Retype the lines beneath this one, from the first through the line containing "(title) at (1064,103)". Pictures are left out.
Start
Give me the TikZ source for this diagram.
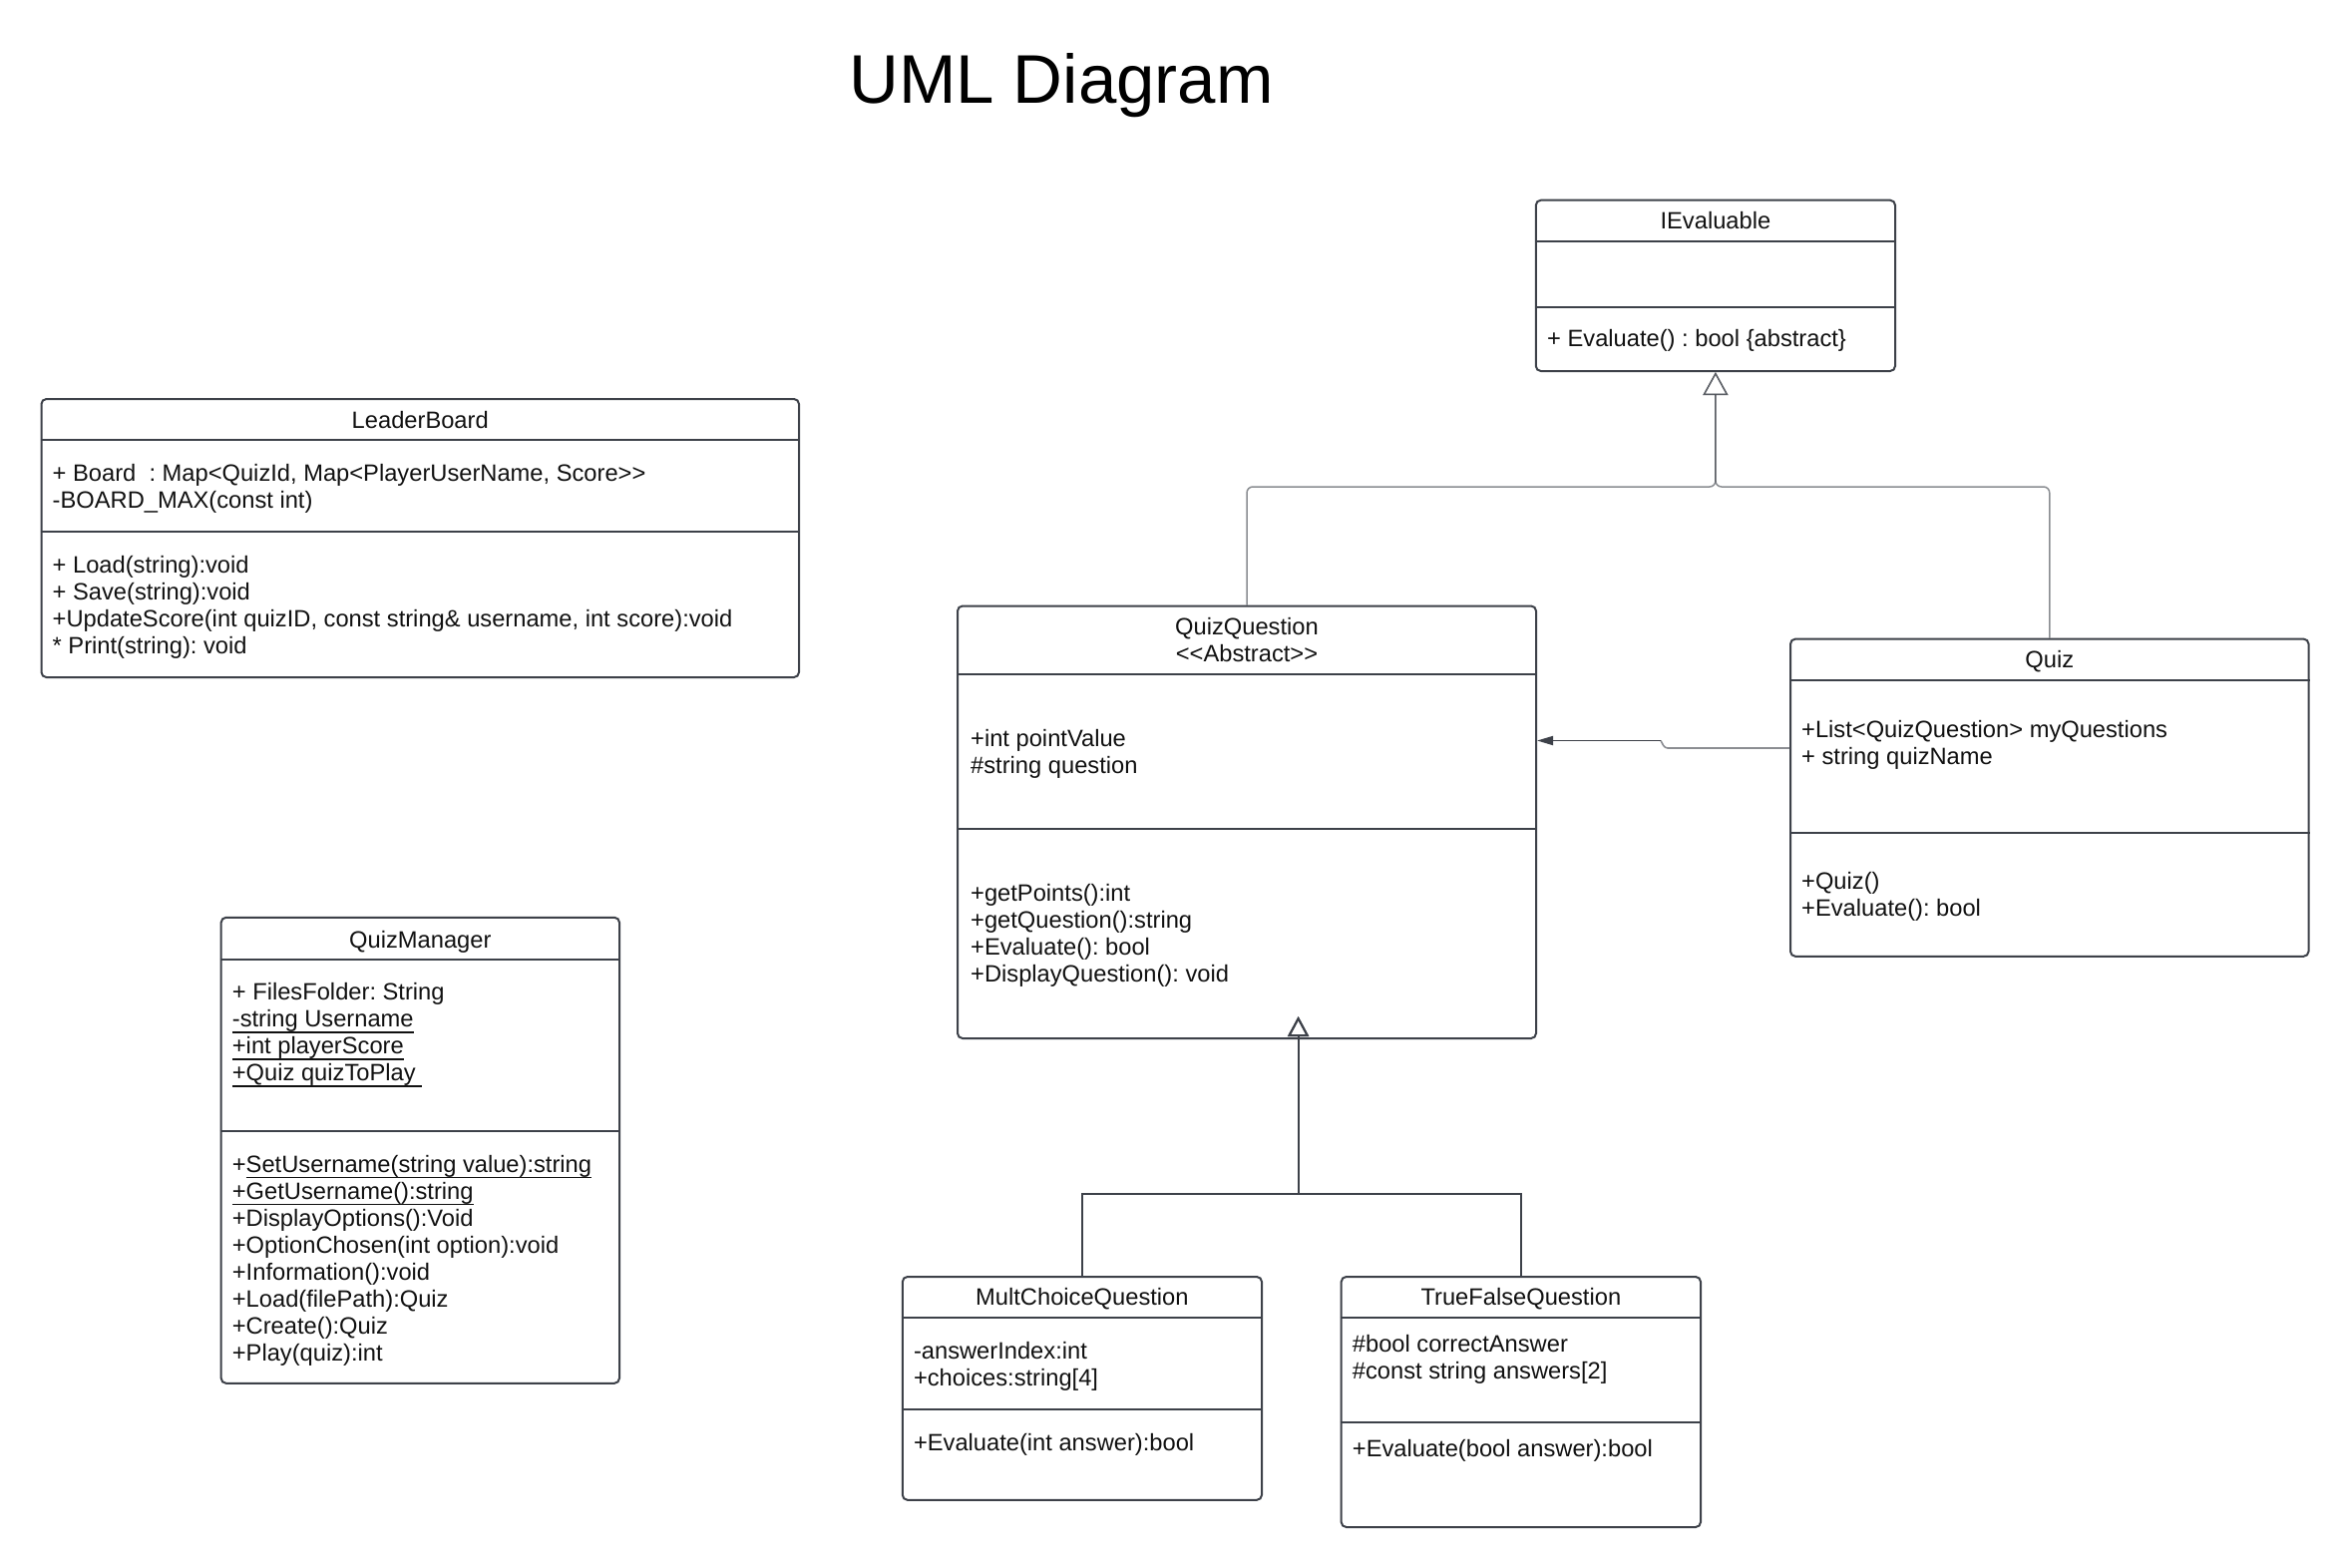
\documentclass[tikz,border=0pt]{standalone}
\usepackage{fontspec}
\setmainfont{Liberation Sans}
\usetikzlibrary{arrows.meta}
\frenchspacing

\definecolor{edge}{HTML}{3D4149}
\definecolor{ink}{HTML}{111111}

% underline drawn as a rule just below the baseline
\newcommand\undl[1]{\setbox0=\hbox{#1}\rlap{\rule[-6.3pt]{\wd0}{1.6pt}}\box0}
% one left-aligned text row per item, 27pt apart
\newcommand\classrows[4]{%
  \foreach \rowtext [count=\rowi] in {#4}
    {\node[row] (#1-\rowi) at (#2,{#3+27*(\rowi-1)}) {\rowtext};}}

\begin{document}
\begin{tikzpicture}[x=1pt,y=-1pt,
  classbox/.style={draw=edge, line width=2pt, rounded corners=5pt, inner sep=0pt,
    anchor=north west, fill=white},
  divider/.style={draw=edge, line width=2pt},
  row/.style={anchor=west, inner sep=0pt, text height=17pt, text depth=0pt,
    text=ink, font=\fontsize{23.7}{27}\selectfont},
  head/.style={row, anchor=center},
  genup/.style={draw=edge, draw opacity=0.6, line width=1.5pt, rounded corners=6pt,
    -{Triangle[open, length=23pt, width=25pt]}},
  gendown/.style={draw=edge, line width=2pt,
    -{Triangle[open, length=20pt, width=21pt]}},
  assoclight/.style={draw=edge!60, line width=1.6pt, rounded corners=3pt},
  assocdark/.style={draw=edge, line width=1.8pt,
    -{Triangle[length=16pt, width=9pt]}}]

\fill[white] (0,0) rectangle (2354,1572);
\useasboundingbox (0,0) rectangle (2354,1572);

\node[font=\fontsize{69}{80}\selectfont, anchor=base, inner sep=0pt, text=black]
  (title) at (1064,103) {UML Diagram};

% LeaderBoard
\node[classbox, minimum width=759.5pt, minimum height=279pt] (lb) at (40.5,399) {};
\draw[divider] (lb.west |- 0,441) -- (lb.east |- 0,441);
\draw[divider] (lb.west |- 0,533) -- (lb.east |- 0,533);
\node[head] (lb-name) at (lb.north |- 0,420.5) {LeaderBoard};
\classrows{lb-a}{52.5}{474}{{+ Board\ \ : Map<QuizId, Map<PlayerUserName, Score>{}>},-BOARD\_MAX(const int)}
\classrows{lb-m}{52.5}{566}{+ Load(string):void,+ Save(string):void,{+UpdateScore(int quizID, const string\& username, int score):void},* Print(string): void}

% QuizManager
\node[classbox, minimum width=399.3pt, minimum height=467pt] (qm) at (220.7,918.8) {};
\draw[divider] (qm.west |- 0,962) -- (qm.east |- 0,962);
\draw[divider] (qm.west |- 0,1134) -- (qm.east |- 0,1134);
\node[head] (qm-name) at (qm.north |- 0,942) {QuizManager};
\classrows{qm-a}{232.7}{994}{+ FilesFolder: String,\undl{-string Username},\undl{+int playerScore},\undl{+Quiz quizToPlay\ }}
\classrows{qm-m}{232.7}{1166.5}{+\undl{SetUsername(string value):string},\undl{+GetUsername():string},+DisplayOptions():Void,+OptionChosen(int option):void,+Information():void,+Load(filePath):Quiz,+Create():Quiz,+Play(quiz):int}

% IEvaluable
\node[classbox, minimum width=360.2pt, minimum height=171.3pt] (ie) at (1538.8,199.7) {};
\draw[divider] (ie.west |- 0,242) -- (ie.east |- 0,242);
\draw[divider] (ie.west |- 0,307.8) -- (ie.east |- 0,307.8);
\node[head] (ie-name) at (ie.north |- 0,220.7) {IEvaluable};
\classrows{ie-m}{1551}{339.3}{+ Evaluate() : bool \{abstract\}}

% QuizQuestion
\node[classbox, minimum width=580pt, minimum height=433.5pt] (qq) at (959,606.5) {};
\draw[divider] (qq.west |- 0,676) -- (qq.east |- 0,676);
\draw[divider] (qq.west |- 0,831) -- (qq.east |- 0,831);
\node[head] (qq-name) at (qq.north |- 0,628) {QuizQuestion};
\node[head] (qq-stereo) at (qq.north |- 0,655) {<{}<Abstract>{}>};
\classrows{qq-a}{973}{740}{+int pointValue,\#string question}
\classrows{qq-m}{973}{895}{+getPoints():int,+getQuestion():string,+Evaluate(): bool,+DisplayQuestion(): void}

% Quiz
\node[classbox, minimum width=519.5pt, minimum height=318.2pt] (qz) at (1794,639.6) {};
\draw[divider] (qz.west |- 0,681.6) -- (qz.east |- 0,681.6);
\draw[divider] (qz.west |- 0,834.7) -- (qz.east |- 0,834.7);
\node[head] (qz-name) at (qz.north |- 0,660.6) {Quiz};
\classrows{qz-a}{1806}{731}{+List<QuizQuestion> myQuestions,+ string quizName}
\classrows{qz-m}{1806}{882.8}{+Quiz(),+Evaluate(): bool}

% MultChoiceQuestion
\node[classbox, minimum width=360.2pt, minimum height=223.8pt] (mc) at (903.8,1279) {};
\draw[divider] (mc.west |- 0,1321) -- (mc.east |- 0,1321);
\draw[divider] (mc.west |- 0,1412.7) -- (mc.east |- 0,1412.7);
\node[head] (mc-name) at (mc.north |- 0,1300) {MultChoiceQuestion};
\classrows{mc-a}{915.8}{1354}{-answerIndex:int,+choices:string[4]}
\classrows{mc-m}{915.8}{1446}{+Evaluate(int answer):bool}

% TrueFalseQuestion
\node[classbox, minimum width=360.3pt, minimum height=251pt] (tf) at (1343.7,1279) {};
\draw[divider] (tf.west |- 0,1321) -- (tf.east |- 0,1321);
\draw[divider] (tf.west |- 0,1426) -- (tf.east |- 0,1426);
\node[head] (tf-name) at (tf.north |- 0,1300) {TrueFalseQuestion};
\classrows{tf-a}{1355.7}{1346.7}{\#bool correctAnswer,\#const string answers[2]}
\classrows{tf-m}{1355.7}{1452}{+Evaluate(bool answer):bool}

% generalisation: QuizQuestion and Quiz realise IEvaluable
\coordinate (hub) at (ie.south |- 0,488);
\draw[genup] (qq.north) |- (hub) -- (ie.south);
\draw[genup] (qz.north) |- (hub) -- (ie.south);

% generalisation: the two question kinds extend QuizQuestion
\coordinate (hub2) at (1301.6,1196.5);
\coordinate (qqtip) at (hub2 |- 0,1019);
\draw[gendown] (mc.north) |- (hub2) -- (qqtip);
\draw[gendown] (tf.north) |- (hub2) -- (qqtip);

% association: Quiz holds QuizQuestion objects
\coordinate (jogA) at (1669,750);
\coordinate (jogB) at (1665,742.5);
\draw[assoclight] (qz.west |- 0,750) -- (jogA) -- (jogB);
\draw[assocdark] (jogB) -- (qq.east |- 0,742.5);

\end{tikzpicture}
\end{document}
End
The result
Give me the TikZ source for this diagram.
\documentclass[tikz,border=0pt]{standalone}
\usepackage{fontspec}
\setmainfont{Liberation Sans}
\usetikzlibrary{arrows.meta}
\frenchspacing

\definecolor{edge}{HTML}{3D4149}
\definecolor{ink}{HTML}{111111}

% underline drawn as a rule just below the baseline
\newcommand\undl[1]{\setbox0=\hbox{#1}\rlap{\rule[-6.3pt]{\wd0}{1.6pt}}\box0}
% one left-aligned text row per item, 27pt apart
\newcommand\classrows[4]{%
  \foreach \rowtext [count=\rowi] in {#4}
    {\node[row] (#1-\rowi) at (#2,{#3+27*(\rowi-1)}) {\rowtext};}}

\begin{document}
\begin{tikzpicture}[x=1pt,y=-1pt,
  classbox/.style={draw=edge, line width=2pt, rounded corners=5pt, inner sep=0pt,
    anchor=north west, fill=white},
  divider/.style={draw=edge, line width=2pt},
  row/.style={anchor=west, inner sep=0pt, text height=17pt, text depth=0pt,
    text=ink, font=\fontsize{23.7}{27}\selectfont},
  head/.style={row, anchor=center},
  genup/.style={draw=edge, draw opacity=0.6, line width=1.5pt, rounded corners=6pt,
    -{Triangle[open, length=23pt, width=25pt]}},
  gendown/.style={draw=edge, line width=2pt,
    -{Triangle[open, length=20pt, width=21pt]}},
  assoclight/.style={draw=edge!60, line width=1.6pt, rounded corners=3pt},
  assocdark/.style={draw=edge, line width=1.8pt,
    -{Triangle[length=16pt, width=9pt]}}]

\fill[white] (0,0) rectangle (2354,1572);
\useasboundingbox (0,0) rectangle (2354,1572);

\node[font=\fontsize{69}{80}\selectfont, anchor=base, inner sep=0pt, text=black]
  (title) at (1064,103) {UML Diagram};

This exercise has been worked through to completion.